In deze uitspraak van het College van Beroep voor het bedrijfsleven op 30 april 2024, betreft het een beroep van [naam] tegen de vaststelling van zijn subsidie voor een zonneboiler op nihil door de minister voor Klimaat en Energie. De minister had op 23 maart 2023 een vaststellingsbesluit genomen, waarin de subsidie op € 0,- werd vastgesteld omdat [naam] onjuiste gegevens had verstrekt bij zijn subsidieaanvraag. De aanvraag was ingediend op 10 juni 2022, terwijl de zonneboiler al op 1 juni 2022 was aangeschaft, wat in strijd is met het vereiste van stimulerend effect. Dit vereiste houdt in dat de subsidieaanvraag moet worden gedaan voordat de aankoop van de apparatuur plaatsvindt.
Tijdens de zitting op 19 maart 2024 heeft [naam] betoogd dat de vaststelling op nihil onterecht is, omdat het enkel om datums zou gaan en hij niet op de hoogte was van de subsidievoorwaarden. Het College heeft echter geoordeeld dat de minister terecht de subsidie op nihil heeft vastgesteld, omdat [naam] de aankoopverplichting al was aangegaan voordat hij de subsidieaanvraag indiende. Het College heeft vastgesteld dat er geen bijzondere omstandigheden zijn die de vaststelling op nihil onredelijk bezwarend maken voor [naam].
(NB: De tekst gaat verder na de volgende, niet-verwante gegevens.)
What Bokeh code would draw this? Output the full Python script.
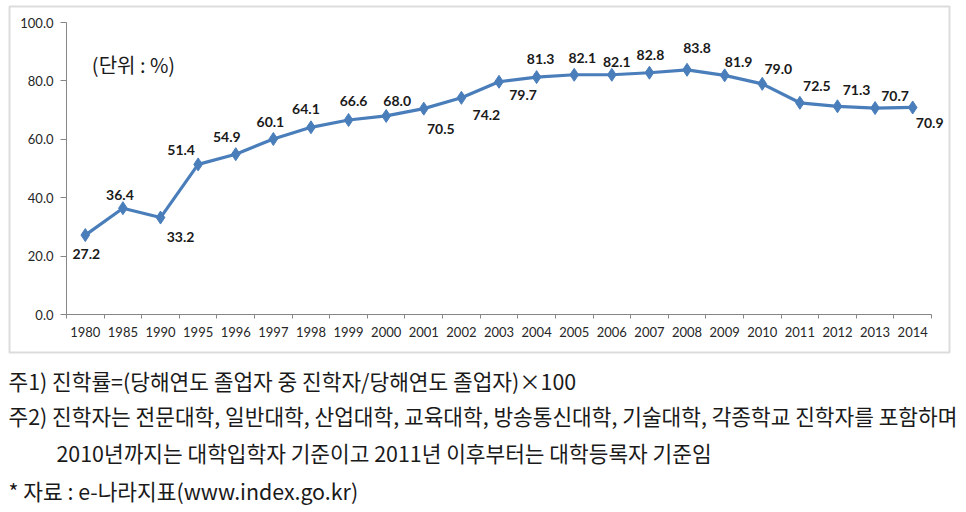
from bokeh.plotting import figure
from bokeh.models import (ColumnDataSource, FixedTicker, PrintfTickFormatter, Range1d,
                          Label, BoxAnnotation, LinearAxis)
from bokeh.core.properties import value
from bokeh.embed import file_html
from bokeh.resources import INLINE

# ---- data ----
years = ["1980", "1985", "1990", "1995", "1996", "1997", "1998", "1999", "2000", "2001",
         "2002", "2003", "2004", "2005", "2006", "2007", "2008", "2009", "2010", "2011",
         "2012", "2013", "2014"]
rates = [27.2, 36.4, 33.2, 51.4, 54.9, 60.1, 64.1, 66.6, 68.0, 70.5,
         74.2, 79.7, 81.3, 82.1, 82.1, 82.8, 83.8, 81.9, 79.0, 72.5,
         71.3, 70.7, 70.9]
y_ticks = [0, 20, 40, 60, 80, 100]
unit_label = "(단위 : %)"
notes = [
    "주1) 진학률=(당해연도 졸업자 중 진학자/당해연도 졸업자)×100",
    "주2) 진학자는 전문대학, 일반대학, 산업대학, 교육대학, 방송통신대학, 기술대학, 각종학교 진학자를 포함하며",
    "2010년까지는 대학입학자 기준이고 2011년 이후부터는 대학등록자 기준임",
    "* 자료 : e-나라지표(www.index.go.kr)",
]

# label placement (screen pixel offsets from each point, y positive = down)
label_dx = [1, -3, 20, -17, -9, -3, -5, 5, 11, 17, 25, 24, 4, 8, 5, 1, 10, 14, 16, 17, 19, 20, 17]
label_dy = [19, -13, 19, -14, -17, -17, -18, -19, -15, 20, 17, 13, -18, -17, -13, -18, -22, -13, -15, -17, -16, -12, 16]

n = len(years)
idx = list(range(n))
src = ColumnDataSource(dict(
    x=idx, y=rates, lab=[f"{v:.1f}" for v in rates], dx=label_dx, dy=label_dy))

# ---- layout: the frame covers the whole canvas; the plot area sits inside it ----
W, H = 960, 510
PL, PR, PT, PB = 66, 931, 22, 314          # plot-area edges in pixels
Y0, Y1 = 0, 100
cw = (PR - PL) / n                         # px per category
ky = (PB - PT) / (Y1 - Y0)                 # px per unit
x_range = Range1d(-0.5 - PL / cw, -0.5 + (W - PL) / cw)
y_range = Range1d(Y0 - (H - PB) / ky, Y1 + PT / ky)

p = figure(width=W, height=H, output_backend="svg", toolbar_location=None,
           x_range=x_range, y_range=y_range,
           x_axis_location=None, y_axis_location=None,
           min_border_left=0, min_border_right=0, min_border_top=0, min_border_bottom=0)
p.outline_line_color = None
p.xgrid.visible = False
p.ygrid.visible = False
p.background_fill_color = "white"
p.border_fill_color = "white"

axis_col = "#868686"
tick_font = "Lato"
tick_col = "#262626"

xa = LinearAxis(fixed_location=Y0, bounds=(-0.5, n - 0.5))
xa.ticker = FixedTicker(ticks=idx, minor_ticks=[i - 0.5 for i in range(n + 1)])
xa.major_label_overrides = {i: y for i, y in zip(idx, years)}
xa.major_tick_out = 0
xa.major_tick_in = 0
xa.minor_tick_out = 4
xa.minor_tick_in = 0
xa.minor_tick_line_color = axis_col
xa.axis_line_color = axis_col
xa.major_label_standoff = 8
xa.major_label_text_font = tick_font
xa.major_label_text_font_size = "13px"
xa.major_label_text_color = tick_col
p.add_layout(xa, "below")

ya = LinearAxis(fixed_location=-0.5, bounds=(Y0, Y1))
ya.ticker = FixedTicker(ticks=y_ticks, minor_ticks=[])
ya.formatter = PrintfTickFormatter(format="%.1f")
ya.major_tick_out = 6
ya.major_tick_in = 0
ya.minor_tick_out = 0
ya.minor_tick_in = 0
ya.major_tick_line_color = axis_col
ya.axis_line_color = axis_col
ya.major_label_standoff = 7
ya.major_label_text_font = tick_font
ya.major_label_text_font_size = "13px"
ya.major_label_text_color = tick_col
p.add_layout(ya, "left")

blue = "#4A7EBB"
p.line("x", "y", source=src, line_color=blue, line_width=3.2)
p.scatter("x", "y", source=src, marker="diamond", size=13, fill_color=blue, line_color=blue)
p.text("x", "y", text="lab", source=src, x_offset="dx", y_offset="dy",
       text_align="center", text_baseline="middle", text_font=value("Lato"),
       text_font_style="bold", text_font_size="14px", text_color="#1a1a1a")

# screen units here are relative to the frame (= whole canvas), y measured up from bottom
def sx(x):
    return x

def sy(y):
    return H - y

# outer chart box
p.add_layout(BoxAnnotation(left=sx(9), right=sx(949), top=sy(6), bottom=sy(352),
                           left_units="screen", right_units="screen",
                           top_units="screen", bottom_units="screen",
                           fill_color=None, line_color="#8a8a8a", line_width=2))

p.add_layout(Label(x=sx(133), y=sy(64), x_units="screen", y_units="screen", text=unit_label,
                   text_align="center", text_baseline="middle",
                   text_font="Noto Sans CJK KR", text_font_size="20px", text_color="#1a1a1a"))

note_x = [8, 8, 56, 8]
note_y = [380, 415, 452, 490]
for t, nx, ny in zip(notes, note_x, note_y):
    p.add_layout(Label(x=sx(nx), y=sy(ny), x_units="screen", y_units="screen", text=t,
                       text_align="left", text_baseline="middle",
                       text_font="Noto Sans CJK KR", text_font_size="21.4px",
                       text_color="#1a1a1a"))

open("out.html", "w").write(file_html(p, INLINE))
De uitspraak benadrukt het belang van het naleven van de subsidievoorwaarden en de verantwoordelijkheden van de aanvrager om zich te informeren over de regels. Het College heeft het beroep ongegrond verklaard en de minister hoeft geen proceskosten te vergoeden. De beslissing is openbaar uitgesproken en de relevante wettelijke kaders zijn in de bijlage opgenomen.